Plated In Gold: The Strongest Man at Sundance
Film Reviews
Beef is the strongest man in the world. He charges through cinderblock walls one after the other at his construction job, and he rips on his gold BMX bike—his prized possession—on the streets of Miami. His muscles are rippling … and he snorts Pixy Stix on the beach with his best friend, Conan.Beef (Robert “Meatball” Lorie) and Conan (Paul Chamberlain) are best friends who gracelessly and humorously carry out a Don Quixote and Sancho Panza–style journey in The Strongest Man, a 2015 Sundance film in the “NEXT” section. “I think I have a hard time not putting some comedy in there,” says Kenny Riches, the film’s writer and director. After frequently visiting Miami and eventually moving there from Salt Lake City in March of 2012, Riches began developing the story for The Strongest Man in spring of 2013. This is his second feature-length film, following 2012’s Must Come Down. “[The Strongest Man] is just as much about a place as it is characters,” he says, referencing Miami. A key element of most any place, moreover, may well be the people. Riches acknowledges that the character economy in The Strongest Man serves as a caricature of “Miami types,” emphasizing their archetypes and “quirks.” Where Beef and Conan fill the roles of aimless early-30s construction workers, characters like the haughty, eccentric art collector, Mrs. Rosen (Lisa Banes), typify moneyed personages, which, in the film, enacts Riches’ comedic take on the dichotomy between the different classes of Miami people and the social friction between them.

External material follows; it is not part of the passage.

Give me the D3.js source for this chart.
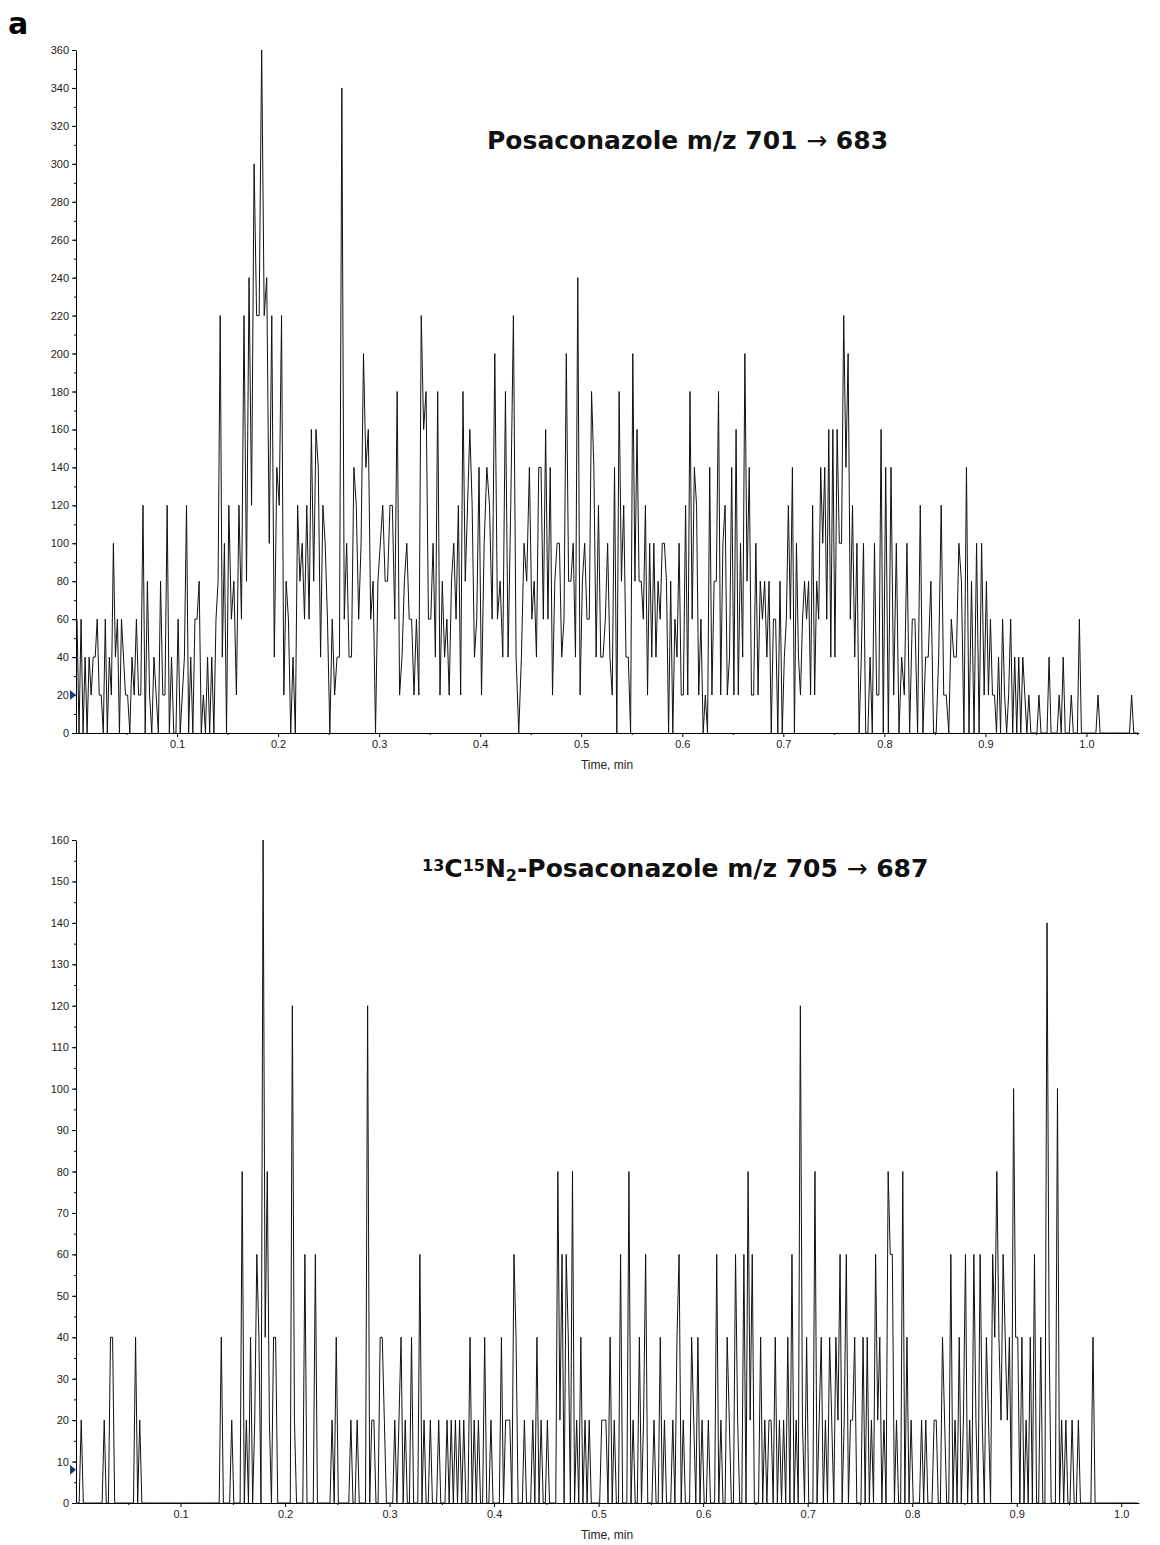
<!DOCTYPE html>
<html>
<head>
<meta charset="utf-8">
<script src="https://cdn.jsdelivr.net/npm/d3@7"></script>
<style>
  body { margin: 0; background: #fff; }
  svg { display: block; }
  .tick text { font-family: "Liberation Sans", Arial, sans-serif; font-size: 11px; fill: #222; }
  .domain, .tick line { stroke: #000; }
</style>
</head>
<body>
<div id="chart"></div>
<script>
// x tick labels (min)
const timeTicks = [0.1, 0.2, 0.3, 0.4, 0.5, 0.6, 0.7, 0.8, 0.9, 1.0];

// top trace: analyte, counts per 0.05 min window
const topEdges = [0, 0.05, 0.10, 0.15, 0.20, 0.25, 0.30, 0.35, 0.40, 0.45, 0.50,
  0.55, 0.60, 0.65, 0.70, 0.75, 0.80, 0.85, 0.90, 0.95, 1.00, 1.052];
const topCounts = [
  [60,0,60,0,40,0,40,20,40,40,60,20,20,0,60,0,40,20,100,40,60,0,60,40,20],
  [20,0,40,20,60,20,20,120,0,80,20,0,40,20,0,80,20,20,120,0,40,0,0],
  [60,0,20,40,120,0,40,0,60,60,80,0,20,0,40,0,40,0,60,80,220,40,100,0],
  [120,60,80,20,120,60,220,80,240,120,300,220,220,360,220,240,100,220,40,140],
  [120,220,20,80,60,0,40,0,120,80,100,60,120,60,160,80,160,140,40,120,100,60],
  [0,60,20,40,40,340,60,100,40,40,140,120,60,100,200,140,160,60,80,0,80],
  [100,120,80,80,120,120,60,180,20,40,80,100,60,60,20,60,20,220,160,180,60],
  [60,100,40,180,20,80,40,60,20,80,100,60,120,20,180,80,120,160,120,40,60,140],
  [20,100,140,120,60,200,60,80,40,180,40,120,220,40,0,40,100,80,140],
  [60,80,40,140,140,60,160,60,140,20,80,100,100,40,60,200,80,80,100,40,240,20],
  [80,100,60,60,180,140,40,120,40,40,60,100,40,20,140,0,180,80,120,40,40,0],
  [200,80,160,80,80,60,120,20,100,40,100,40,80,60,100,100,80,0,80,0,60,40,100,20],
  [20,120,20,180,60,140,120,20,60,0,20,0,140,20,80,80,180,20,100,120,20,40,140],
  [20,160,20,100,40,200,80,140,20,20,100,20,80,60,80,40,80,0,60,60,0,80,0],
  [40,60,120,60,140,0,100,40,20,60,80,60,80,20,120,20,80,60,140,100,140,60,160,40,160],
  [40,160,100,100,220,140,200,60,120,40,100,0,40,100,0,0,40,0,100,20,20,160,0],
  [140,0,140,20,100,0,40,20,100,0,60,60,0,120,0,40,40,80,0],
  [0,40,120,20,20,0,60,40,40,100,80,0,140,0,80,0,100,0,100,20],
  [80,20,60,20,20,0,40,0,60,20,0,20,60,0,40,0,40,0,40,20,0,20,0,0,0],
  [0,20,0,0,0,0,40,0,0,0,0,20,0,40,0,0,0,20,0,0,0,60,0,0,0],
  [0,0,0,0,0,20,0,0,0,0,0,0,0,0,0,0,0,0,0,0,0,20,0,0,0]
];

// bottom trace: internal standard, counts per 0.05 min window
const botEdges = [0, 0.05, 0.10, 0.15, 0.20, 0.25, 0.30, 0.35, 0.40, 0.45, 0.50,
  0.55, 0.60, 0.65, 0.70, 0.75, 0.80, 0.85, 0.90, 0.95, 1.00, 1.017];
const botCounts = [
  [0,0,20,0,0,0,0,0,0,0,0,0,0,20,0,0,40,40,0,0,0,0,0,0,0],
  [0,0,0,40,0,20,0,0,0,0,0,0,0,0,0,0,0,0,0,0,0,0,0,0,0],
  [0,0,0,0,0,0,0,0,0,0,0,0,0,0,0,0,0,0,0,40,0,0,0,0,20],
  [0,0,0,0,80,0,20,0,40,0,20,60,40,0,160,40,80,20,0,40,40,0,0,0,0],
  [0,0,0,120,20,0,0,0,0,60,0,0,0,0,60,0,0,0,0,0,0,0,20,0,40],
  [0,0,0,0,0,0,20,0,0,20,0,0,0,0,120,0,20,20,0,0,40,40,20,0,0],
  [0,0,20,0,20,40,0,20,0,0,40,0,0,0,60,0,20,0,0,20,0,0,0,20,0],
  [0,0,20,0,20,0,20,0,20,0,20,0,0,40,0,20,0,20,0,0,40,0,0,20,0],
  [0,0,0,40,0,20,20,20,0,60,40,0,0,0,20,0,0,0,20,0,40,0,20,0,0],
  [20,0,0,0,0,80,20,60,0,60,40,0,80,0,20,0,40,0,20,0,20,0,0,0,0],
  [0,20,20,20,0,40,0,20,0,0,60,0,0,0,80,0,20,0,0,40,0,20,60,0,0],
  [0,20,0,0,40,0,20,0,0,0,20,0,40,60,0,20,0,0,0,40,20,0,40,0,20],
  [0,0,20,0,0,0,60,0,20,0,0,40,20,0,0,60,20,0,0,60,0,80,20,60,0],
  [0,0,40,0,20,0,20,20,0,40,0,20,0,20,0,40,0,60,0,20,0,120,20,0,40],
  [0,0,0,80,0,20,40,0,20,0,40,20,0,40,20,60,0,20,60,0,20,20,40,0,0],
  [0,40,0,40,0,20,0,60,20,40,0,20,0,80,60,60,0,20,0,0,80,0,40,0,20],
  [0,0,0,0,20,0,20,0,0,0,20,20,0,0,40,20,0,0,60,0,20,0,40,0,20],
  [60,0,20,0,60,20,0,60,20,0,40,20,0,60,40,80,40,20,60,40,20,40,0,100,40],
  [40,0,40,0,20,0,40,0,60,0,0,40,0,0,140,40,0,0,0,100,0,20,0,20,0],
  [0,20,0,0,20,0,0,0,0,0,0,40,0,0,0,0,0,0,0,0,0,0,0,0,0],
  [0,0,0,0,0,0,0,0,0]
];

const W = 1160, H = 1545;
const svg = d3.select('#chart').append('svg').attr('width', W).attr('height', H);

// panel letter
svg.append('text')
  .attr('x', 8).attr('y', 34)
  .style('font-family', '"DejaVu Sans", Verdana, sans-serif')
  .style('font-weight', 'bold').style('font-size', '30px')
  .text('a');

// spread each window's samples evenly over its time span
function expand(edges, windows) {
  const pts = [];
  windows.forEach((vals, k) => {
    const a = edges[k], step = (edges[k + 1] - a) / vals.length;
    vals.forEach((v, i) => pts.push({ t: a + (i + 0.5) * step, v: v }));
  });
  return pts;
}

function drawPanel(p) {
  const x = d3.scaleLinear().domain([0, p.tEnd]).range([76, 1139]);
  const y = d3.scaleLinear().domain([0, p.yMax]).range([p.bottom, p.top]);
  const g = svg.append('g');

  // minor ticks first, majors with labels on top
  g.append('g')
    .attr('transform', `translate(76,0)`)
    .call(d3.axisLeft(y).tickValues(d3.range(0, p.yMax + 0.1, p.yMinor)).tickSize(2).tickFormat(''))
    .call(a => a.select('.domain').remove());
  g.append('g')
    .attr('transform', `translate(76,0)`)
    .call(d3.axisLeft(y).tickValues(d3.range(0, p.yMax + 0.1, p.yMajor)).tickSize(4).tickPadding(3).tickSizeOuter(0));

  const minorX = d3.range(0.05, p.tEnd, 0.1);
  g.append('g')
    .attr('transform', `translate(0,${p.bottom})`)
    .call(d3.axisBottom(x).tickValues(minorX).tickSize(2).tickFormat(''))
    .call(a => a.select('.domain').remove());
  g.append('g')
    .attr('transform', `translate(0,${p.bottom})`)
    .call(d3.axisBottom(x).tickValues(timeTicks).tickSize(4).tickPadding(3).tickSizeOuter(0).tickFormat(d3.format('.1f')));

  g.append('text')
    .attr('x', 607).attr('y', p.bottom + 36)
    .attr('text-anchor', 'middle')
    .style('font-family', '"Liberation Sans", Arial, sans-serif')
    .style('font-size', '12px').style('fill', '#222')
    .text('Time, min');

  // trace
  const line = d3.line().x(d => x(d.t)).y(d => y(d.v));
  g.append('path')
    .datum(expand(p.edges, p.counts))
    .attr('d', line)
    .attr('fill', 'none')
    .attr('stroke', '#111')
    .attr('stroke-width', 1)
    .attr('stroke-linejoin', 'miter');

  // baseline marker on the y axis
  const my = y(p.marker);
  g.append('path')
    .attr('d', `M70,${my - 5}L76,${my}L70,${my + 5}Z`)
    .attr('fill', '#1d3b72');

  // title
  const title = g.append('text')
    .attr('x', p.titleX).attr('y', p.titleY)
    .style('font-family', '"DejaVu Sans", Verdana, sans-serif')
    .style('font-weight', 'bold').style('font-size', '25px').style('fill', '#111');
  p.title.forEach(part => {
    const ts = title.append('tspan').text(part.s);
    if (part.sup) ts.attr('baseline-shift', '40%').style('font-size', '16px');
    if (part.sub) ts.attr('baseline-shift', '-22%').style('font-size', '16px');
    if (part.thin) ts.style('font-weight', 'normal');
  });
}

drawPanel({
  top: 50, bottom: 733, tEnd: 1.052, yMax: 360, yMajor: 20, yMinor: 10,
  edges: topEdges, counts: topCounts, marker: 20,
  titleX: 487, titleY: 149,
  title: [{ s: 'Posaconazole m/z 701 ' }, { s: '\u2192', thin: true }, { s: ' 683' }]
});

drawPanel({
  top: 840, bottom: 1503, tEnd: 1.017, yMax: 160, yMajor: 10, yMinor: 5,
  edges: botEdges, counts: botCounts, marker: 8,
  titleX: 422, titleY: 877,
  title: [{ s: '13', sup: true }, { s: 'C' }, { s: '15', sup: true }, { s: 'N' },
          { s: '2', sub: true }, { s: '-Posaconazole m/z 705 ' }, { s: '\u2192', thin: true }, { s: ' 687' }]
});
</script>
</body>
</html>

“There’s a lot of money in Miami, and money is part of the culture,” says Riches. He suggests that a reason that Sundance accepted his movie is that it offers “a different kind of American cinema because it takes place in Miami, and Miami is a different America.” Representing the lower end of the socio-economic spectrum of this city, Beef cherishes his gold-plated BMX bicycle. “It’s not customed-out—it’s gold because it’s also a symbol of Miami,” says Riches. It’s an object of invested value, as it functions as Beef’s transportation and his favorite pastime. Beef’s bicycle evinces his Miami prerogative to flaunt his own little bit of excess, which cheekily satirizes a culture and place riddled with souped-up cars and other displays of wealth—Miami’s Bass Museum even features a gold-themed conceptual art exhibit. Once his bike is stolen, however, his desire and passion develop more so toward his crush, Illi (Ashly Burch), who is Mrs. Rosen’s niece and surrogate daughter. Afflicted by daunting anxiety in his search for his bike, Beef must navigate his valuation system amid loss, love and … chickens.
A chicken turns out to be Beef’s power animal, which he discovers when he goes to his “Safe Place” at the behest of the bourgeois, German-accented Guru Fred (Patrick Fugit) in a meditative yoga session that he takes with Illi and Conan. “In his brain, [Beef’s] a small person,” Riches says. “He wouldn’t see a powerful thing—he would see this strange chicken,” which serves as the crux of Beef’s characterization, that he would project his inner being as something contrary to his strength and muscly physique. Riches says, “I just felt like it was an interesting thing to have the juxtaposition of this man who thinks he’s physically the strongest man in the world, and then, on the inside, he’s very anxious and kind of reserved.” Beef’s struggle to overcome his anxiety and internal self-belittlement plays out in funny yet hair-pulling ways with Illi. Even in a conversation that he imagines having with her before they actually speak, he “bargains”—as Riches puts it—in his profession of his love to her: “I think you talk too much,” he says in his reverie, “which can be annoying, but it makes up for when I don’t have much to say.”
Meatball and Chamberlain aren’t formally trained actors. Riches met Meatball in Miami where, Riches states, he makes some performance art and is well-known in the local art scene. Riches describes Meatball as the “life of the party,” and says that when he met him, “he and I commiserated on the fact that we both had crazy anxiety, so that definitely dictated, ‘Oh, of course Beef has anxiety.’” Riches cast Meatball alongside his good friend Chamberlain, who, according to Riches, flirted with becoming a traditional actor. Their characters’ personalities and friendship arose as a “mix of me and the actors that play the characters and totally fictional elements as well,” says Riches. “As far as their interactions go—once you have an idea of the way a character is going to be throughout the story—they kind of dictate to you, as you’re writing, how they’re going to interact.” Riches allowed for a large degree of interpretation on the part of the actors in The Strongest Man, and Meatball and Chamberlain shaped a veritably real friendship filled with existential musings and their quest to find their spirit animals (Conan’s is a dog).